**Exercise description:** Nothing in the data should change when you return it, but leave the pictures out.

======== Stored records

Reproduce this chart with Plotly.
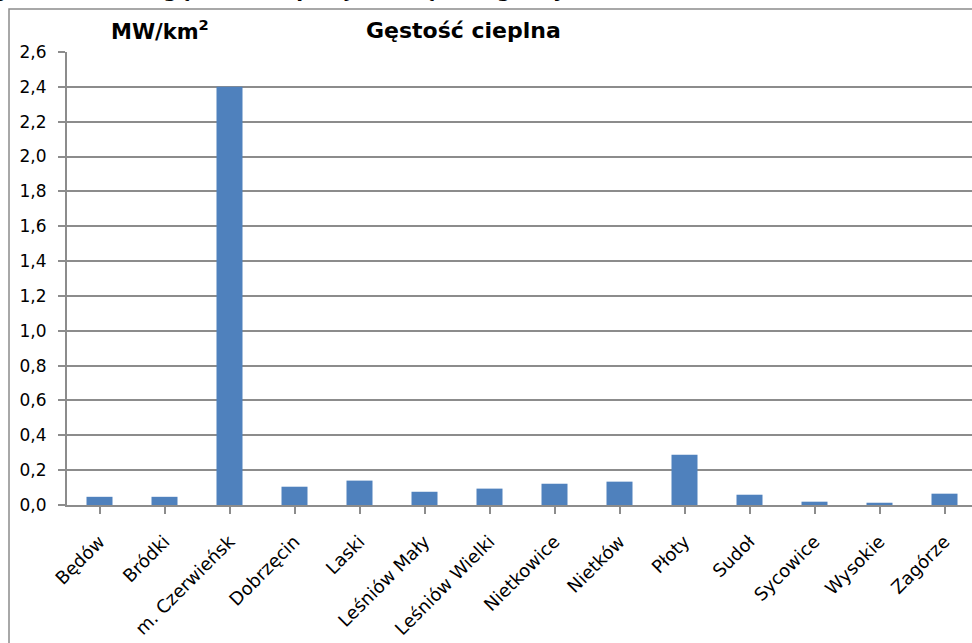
import plotly.graph_objects as go

categories = ["Będów", "Bródki", "m. Czerwieńsk", "Dobrzęcin", "Laski", "Leśniów Mały",
              "Leśniów Wielki", "Nietkowice", "Nietków", "Płoty", "Sudoł", "Sycowice",
              "Wysokie", "Zagórze"]
values = [0.047, 0.047, 2.40, 0.105, 0.140, 0.076, 0.094, 0.122, 0.134, 0.289, 0.059, 0.019, 0.013, 0.065]
y_ticks = [0.0, 0.2, 0.4, 0.6, 0.8, 1.0, 1.2, 1.4, 1.6, 1.8, 2.0, 2.2, 2.4, 2.6]

W, H = 972, 643
L, R, T, B = 67, 0, 52, 138
pw, ph = W - L - R, H - T - B

def px(x):
    return (x - L) / pw

def py(y):
    return (H - B - y) / ph

font_fam = "DejaVu Sans, Verdana, sans-serif"
grid_col = "#8c8c8c"

fig = go.Figure()
fig.add_trace(go.Bar(
    x=list(range(len(categories))), y=values,
    marker=dict(color="#4f81bd", line=dict(width=0)),
    width=0.4,
))

fig.update_layout(
    width=W, height=H,
    margin=dict(l=L, r=R, t=T, b=B, pad=0),
    paper_bgcolor="white", plot_bgcolor="white",
    separators=", ",
    showlegend=False,
    font=dict(family=font_fam, size=16, color="#000000"),
    xaxis=dict(
        range=[-0.5, -0.5 + pw / 65.0],
        tickmode="array",
        tickvals=list(range(len(categories))),
        ticktext=categories,
        tickangle=-45,
        ticks="outside", ticklen=7, tickcolor=grid_col, tickwidth=1.5,
        tickson="boundaries",
        showline=True, linecolor=grid_col, linewidth=2,
        showgrid=False, zeroline=False,
        tickfont=dict(family=font_fam, size=18, color="#000"),
        ticklabelstandoff=10,
    ),
    yaxis=dict(
        range=[0, 2.6],
        tickmode="array", tickvals=y_ticks,
        tickformat=".1f",
        ticks="outside", ticklen=7, tickcolor=grid_col, tickwidth=1.5,
        showline=True, linecolor=grid_col, linewidth=2,
        showgrid=True, gridcolor=grid_col, gridwidth=1.5,
        zeroline=False,
        tickfont=dict(family=font_fam, size=17, color="#000"),
        ticklabelstandoff=8,
    ),
    shapes=[
        dict(type="rect", xref="paper", yref="paper",
             x0=px(9), x1=px(W + 20), y0=py(H + 20), y1=py(9),
             line=dict(color="#8c8c8c", width=1.5), fillcolor="rgba(0,0,0,0)", layer="above"),
    ],
    annotations=[
        dict(text="<b>MW/km<sup>2</sup></b>", xref="paper", yref="paper",
             x=px(160), y=py(30), xanchor="center", yanchor="middle",
             showarrow=False, font=dict(family=font_fam, size=21, color="#000")),
        dict(text="<b>Gęstość cieplna</b>", xref="paper", yref="paper",
             x=px(463), y=py(31), xanchor="center", yanchor="middle",
             showarrow=False, font=dict(family=font_fam, size=22, color="#000")),
        dict(text="<b>Rys. 5. Wartość gęstości cieplnej w obrębach gminy Czerwieńsk</b>",
             xref="paper", yref="paper",
             x=px(-20), y=py(-10), xanchor="left", yanchor="middle",
             showarrow=False, font=dict(family=font_fam, size=20, color="#000")),
    ],
)

fig.write_html("out.html",
               config={"displayModeBar": False},
               post_script="document.body.style.margin='0';document.body.style.padding='0';")
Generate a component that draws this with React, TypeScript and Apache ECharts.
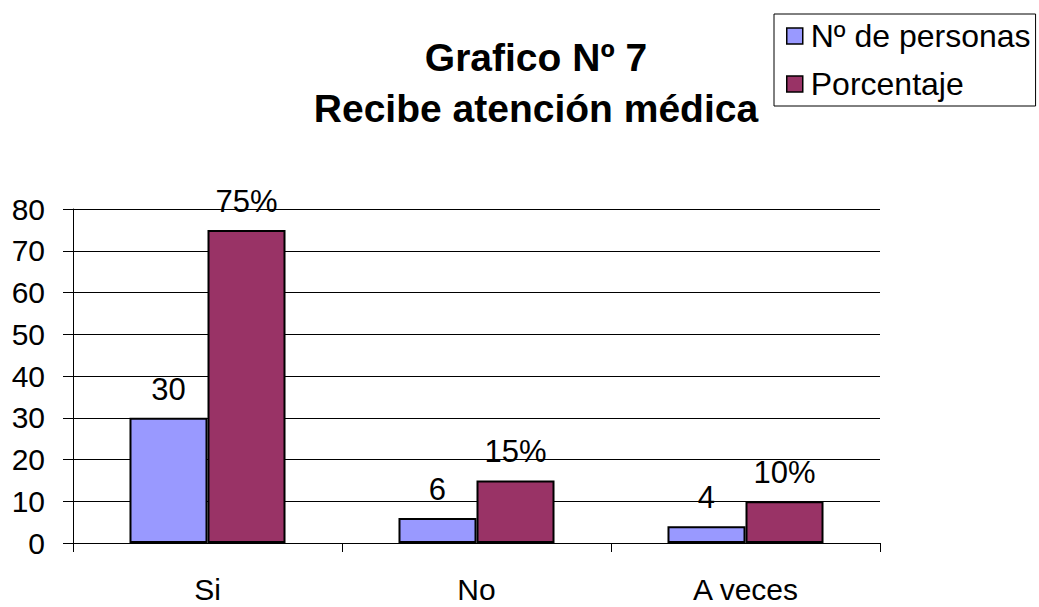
import React, { useEffect, useRef } from "react";
import * as echarts from "echarts";

const categories = ["Si", "No", "A veces"];
const personas = [30, 6, 4];
const porcentaje = [75, 15, 10];
const seriesNames = ["Nº de personas", "Porcentaje"];
const titleLines = ["Grafico Nº 7", "Recibe atención médica"];

const FONT = "'Liberation Sans', Arial, sans-serif";

export default function App() {
  const ref = useRef<HTMLDivElement>(null);
  useEffect(() => {
    if (!ref.current) return;
    const chart = echarts.init(ref.current, undefined, { renderer: "svg" });
    chart.setOption({
      animation: false,
      backgroundColor: "#ffffff",
      textStyle: { fontFamily: FONT },
      graphic: [
        {
          type: "text",
          x: 536,
          y: 57,
          style: {
            text: titleLines[0],
            fontSize: 39,
            fontWeight: "bold",
            fontFamily: FONT,
            fill: "#000",
            align: "center",
            verticalAlign: "middle",
          },
        },
        {
          type: "text",
          x: 536,
          y: 108,
          style: {
            text: titleLines[1],
            fontSize: 39,
            fontWeight: "bold",
            fontFamily: FONT,
            fill: "#000",
            align: "center",
            verticalAlign: "middle",
          },
        },
      ],
      legend: {
        orient: "vertical",
        left: 774,
        top: 14,
        borderColor: "#000",
        borderWidth: 1,
        padding: [6, 5, 6, 12],
        itemWidth: 16,
        itemHeight: 16,
        itemGap: 16,
        icon: "rect",
        itemStyle: { borderColor: "#000", borderWidth: 1.5 },
        textStyle: { fontSize: 32, fontFamily: FONT, color: "#000", padding: [0, 0, 0, 3] },
        data: seriesNames,
      },
      grid: { left: 73, top: 209, right: 159, bottom: 64, containLabel: false },
      xAxis: {
        type: "category",
        data: categories,
        axisLine: { lineStyle: { color: "#000", width: 1 } },
        axisTick: { show: true, length: 9, lineStyle: { color: "#000" } },
        axisLabel: { fontSize: 30, fontFamily: FONT, color: "#000", margin: 31 },
      },
      yAxis: {
        type: "value",
        min: 0,
        max: 80,
        interval: 10,
        axisLine: { show: true, lineStyle: { color: "#000", width: 1 } },
        axisTick: { show: true, length: 10, lineStyle: { color: "#000" } },
        axisLabel: { fontSize: 30, fontFamily: FONT, color: "#000", margin: 28 },
        splitLine: { show: true, lineStyle: { color: "#000", width: 1 } },
      },
      series: [
        {
          name: seriesNames[0],
          type: "bar",
          data: personas,
          barGap: "0%",
          barCategoryGap: "42%",
          itemStyle: { color: "#9999FF", borderColor: "#000", borderWidth: 2 },
          label: {
            show: true,
            position: "top",
            distance: 13,
            fontSize: 31,
            fontFamily: FONT,
            color: "#000",
          },
        },
        {
          name: seriesNames[1],
          type: "bar",
          data: porcentaje,
          barGap: "0%",
          barCategoryGap: "42%",
          itemStyle: { color: "#993366", borderColor: "#000", borderWidth: 2 },
          label: {
            show: true,
            position: "top",
            distance: 13,
            fontSize: 31,
            fontFamily: FONT,
            color: "#000",
            formatter: "{c}%",
          },
        },
      ],
    });
    return () => chart.dispose();
  }, []);
  return (
    <div
      ref={ref}
      style={{ position: "fixed", left: 0, top: 0, width: 1039, height: 607 }}
    />
  );
}
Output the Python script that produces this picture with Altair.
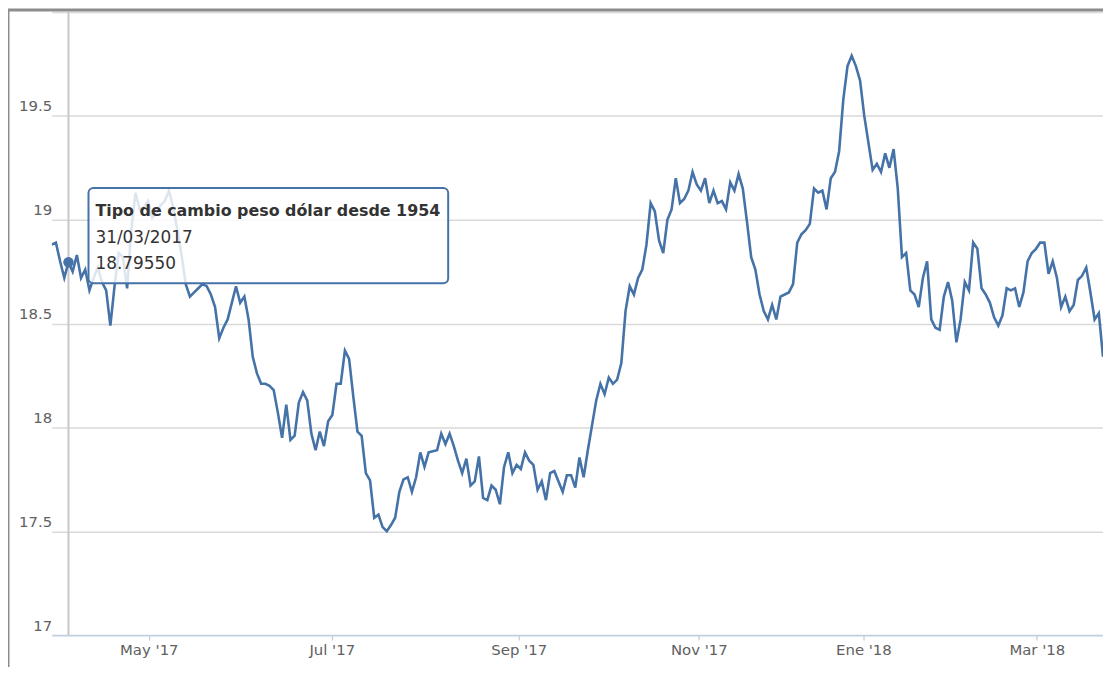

================

**Response:**
Reproduce this chart with Plotly.
import plotly.graph_objects as go

categories = ["Będów", "Bródki", "m. Czerwieńsk", "Dobrzęcin", "Laski", "Leśniów Mały",
              "Leśniów Wielki", "Nietkowice", "Nietków", "Płoty", "Sudoł", "Sycowice",
              "Wysokie", "Zagórze"]
values = [0.047, 0.047, 2.40, 0.105, 0.140, 0.076, 0.094, 0.122, 0.134, 0.289, 0.059, 0.019, 0.013, 0.065]
y_ticks = [0.0, 0.2, 0.4, 0.6, 0.8, 1.0, 1.2, 1.4, 1.6, 1.8, 2.0, 2.2, 2.4, 2.6]

W, H = 972, 643
L, R, T, B = 67, 0, 52, 138
pw, ph = W - L - R, H - T - B

def px(x):
    return (x - L) / pw

def py(y):
    return (H - B - y) / ph

font_fam = "DejaVu Sans, Verdana, sans-serif"
grid_col = "#8c8c8c"

fig = go.Figure()
fig.add_trace(go.Bar(
    x=list(range(len(categories))), y=values,
    marker=dict(color="#4f81bd", line=dict(width=0)),
    width=0.4,
))

fig.update_layout(
    width=W, height=H,
    margin=dict(l=L, r=R, t=T, b=B, pad=0),
    paper_bgcolor="white", plot_bgcolor="white",
    separators=", ",
    showlegend=False,
    font=dict(family=font_fam, size=16, color="#000000"),
    xaxis=dict(
        range=[-0.5, -0.5 + pw / 65.0],
        tickmode="array",
        tickvals=list(range(len(categories))),
        ticktext=categories,
        tickangle=-45,
        ticks="outside", ticklen=7, tickcolor=grid_col, tickwidth=1.5,
        tickson="boundaries",
        showline=True, linecolor=grid_col, linewidth=2,
        showgrid=False, zeroline=False,
        tickfont=dict(family=font_fam, size=18, color="#000"),
        ticklabelstandoff=10,
    ),
    yaxis=dict(
        range=[0, 2.6],
        tickmode="array", tickvals=y_ticks,
        tickformat=".1f",
        ticks="outside", ticklen=7, tickcolor=grid_col, tickwidth=1.5,
        showline=True, linecolor=grid_col, linewidth=2,
        showgrid=True, gridcolor=grid_col, gridwidth=1.5,
        zeroline=False,
        tickfont=dict(family=font_fam, size=17, color="#000"),
        ticklabelstandoff=8,
    ),
    shapes=[
        dict(type="rect", xref="paper", yref="paper",
             x0=px(9), x1=px(W + 20), y0=py(H + 20), y1=py(9),
             line=dict(color="#8c8c8c", width=1.5), fillcolor="rgba(0,0,0,0)", layer="above"),
    ],
    annotations=[
        dict(text="<b>MW/km<sup>2</sup></b>", xref="paper", yref="paper",
             x=px(160), y=py(30), xanchor="center", yanchor="middle",
             showarrow=False, font=dict(family=font_fam, size=21, color="#000")),
        dict(text="<b>Gęstość cieplna</b>", xref="paper", yref="paper",
             x=px(463), y=py(31), xanchor="center", yanchor="middle",
             showarrow=False, font=dict(family=font_fam, size=22, color="#000")),
        dict(text="<b>Rys. 5. Wartość gęstości cieplnej w obrębach gminy Czerwieńsk</b>",
             xref="paper", yref="paper",
             x=px(-20), y=py(-10), xanchor="left", yanchor="middle",
             showarrow=False, font=dict(family=font_fam, size=20, color="#000")),
    ],
)

fig.write_html("out.html",
               config={"displayModeBar": False},
               post_script="document.body.style.margin='0';document.body.style.padding='0';")
Generate a component that draws this with React, TypeScript and Apache ECharts.
import React, { useEffect, useRef } from "react";
import * as echarts from "echarts";

const categories = ["Si", "No", "A veces"];
const personas = [30, 6, 4];
const porcentaje = [75, 15, 10];
const seriesNames = ["Nº de personas", "Porcentaje"];
const titleLines = ["Grafico Nº 7", "Recibe atención médica"];

const FONT = "'Liberation Sans', Arial, sans-serif";

export default function App() {
  const ref = useRef<HTMLDivElement>(null);
  useEffect(() => {
    if (!ref.current) return;
    const chart = echarts.init(ref.current, undefined, { renderer: "svg" });
    chart.setOption({
      animation: false,
      backgroundColor: "#ffffff",
      textStyle: { fontFamily: FONT },
      graphic: [
        {
          type: "text",
          x: 536,
          y: 57,
          style: {
            text: titleLines[0],
            fontSize: 39,
            fontWeight: "bold",
            fontFamily: FONT,
            fill: "#000",
            align: "center",
            verticalAlign: "middle",
          },
        },
        {
          type: "text",
          x: 536,
          y: 108,
          style: {
            text: titleLines[1],
            fontSize: 39,
            fontWeight: "bold",
            fontFamily: FONT,
            fill: "#000",
            align: "center",
            verticalAlign: "middle",
          },
        },
      ],
      legend: {
        orient: "vertical",
        left: 774,
        top: 14,
        borderColor: "#000",
        borderWidth: 1,
        padding: [6, 5, 6, 12],
        itemWidth: 16,
        itemHeight: 16,
        itemGap: 16,
        icon: "rect",
        itemStyle: { borderColor: "#000", borderWidth: 1.5 },
        textStyle: { fontSize: 32, fontFamily: FONT, color: "#000", padding: [0, 0, 0, 3] },
        data: seriesNames,
      },
      grid: { left: 73, top: 209, right: 159, bottom: 64, containLabel: false },
      xAxis: {
        type: "category",
        data: categories,
        axisLine: { lineStyle: { color: "#000", width: 1 } },
        axisTick: { show: true, length: 9, lineStyle: { color: "#000" } },
        axisLabel: { fontSize: 30, fontFamily: FONT, color: "#000", margin: 31 },
      },
      yAxis: {
        type: "value",
        min: 0,
        max: 80,
        interval: 10,
        axisLine: { show: true, lineStyle: { color: "#000", width: 1 } },
        axisTick: { show: true, length: 10, lineStyle: { color: "#000" } },
        axisLabel: { fontSize: 30, fontFamily: FONT, color: "#000", margin: 28 },
        splitLine: { show: true, lineStyle: { color: "#000", width: 1 } },
      },
      series: [
        {
          name: seriesNames[0],
          type: "bar",
          data: personas,
          barGap: "0%",
          barCategoryGap: "42%",
          itemStyle: { color: "#9999FF", borderColor: "#000", borderWidth: 2 },
          label: {
            show: true,
            position: "top",
            distance: 13,
            fontSize: 31,
            fontFamily: FONT,
            color: "#000",
          },
        },
        {
          name: seriesNames[1],
          type: "bar",
          data: porcentaje,
          barGap: "0%",
          barCategoryGap: "42%",
          itemStyle: { color: "#993366", borderColor: "#000", borderWidth: 2 },
          label: {
            show: true,
            position: "top",
            distance: 13,
            fontSize: 31,
            fontFamily: FONT,
            color: "#000",
            formatter: "{c}%",
          },
        },
      ],
    });
    return () => chart.dispose();
  }, []);
  return (
    <div
      ref={ref}
      style={{ position: "fixed", left: 0, top: 0, width: 1039, height: 607 }}
    />
  );
}
Output the Python script that produces this picture with Altair.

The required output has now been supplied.